The Visible Cloud Layers and Composition
The striking, striped appearance of Jupiter is created by three distinct layers of clouds composed of different ice crystals and chemical compounds. The uppermost layer, which is the coldest, consists primarily of white ammonia ice crystals. Just below this, the middle layer forms, composed of reddish-brown ammonium hydrosulfide ice crystals.
Deeper still, where the pressure and temperature are higher, lies the third and deepest cloud layer, composed of water ice and liquid water droplets. While the bulk of the atmosphere is colorless hydrogen and helium, trace amounts of other elements are responsible for the planet’s hues. The reddish, orange, and brown colors result from compounds containing sulfur and phosphorus, which are brought up from warmer depths by powerful atmospheric circulation. These chemicals undergo photochemical reactions when exposed to solar ultraviolet radiation, creating the colorful molecules that stain the clouds.

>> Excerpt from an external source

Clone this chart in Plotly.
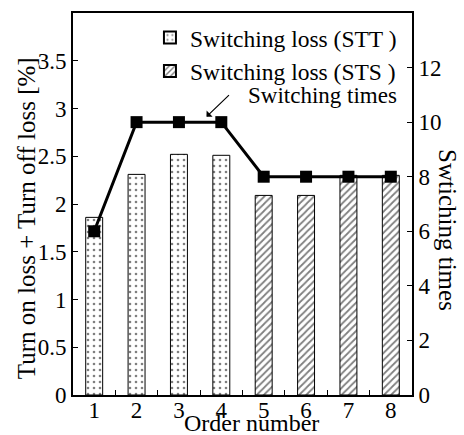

Giant Weather Systems and Atmospheric Dynamics
The banded structure of the planet results from massive, parallel atmospheric circulation patterns known as zones and belts. The lighter, brighter-colored bands are the zones, areas of upwelling where gas rises and forms high-altitude, cold ammonia clouds. Conversely, the darker, reddish-brown bands are the belts, regions of downwelling where cooler, denser gas sinks deeper into the atmosphere. Strong, high-speed jet streams separate these bands, flowing in alternating east-west directions and creating a highly turbulent environment.
The most famous feature is the Great Red Spot, a persistent anticyclonic storm larger than Earth. This massive vortex is a high-pressure system that spins counterclockwise in the southern hemisphere. Its longevity, lasting for centuries, is attributed to the lack of a solid surface to interrupt the storm’s circulation and dissipate its energy. The Great Red Spot features wind speeds exceeding 400 miles per hour at its edges, churning the cloud layers and contributing to its reddish coloration.
Pressurized Depths and the Core
Descending far beneath the visible cloud tops, the temperature and pressure increase dramatically. The enormous weight of the overlying atmosphere compresses the molecular hydrogen gas into a dense, non-ideal fluid state. At depths below the 1-bar level, the pressure is so intense that the hydrogen transitions into a liquid form. This creates an ocean of liquid hydrogen, which is the largest ocean in the solar system, though it contains no water.
Continuing deeper toward the planet’s center, the pressure becomes extreme enough to force electrons to detach from the hydrogen atoms. This structural change transforms the liquid into a dense, electrically conductive fluid known as metallic hydrogen. This metallic layer generates Jupiter’s powerful magnetic field. Deep within this layer, scientists hypothesize the existence of a dense core composed of rock and ice, a mix of heavy elements formed during the planet’s initial creation.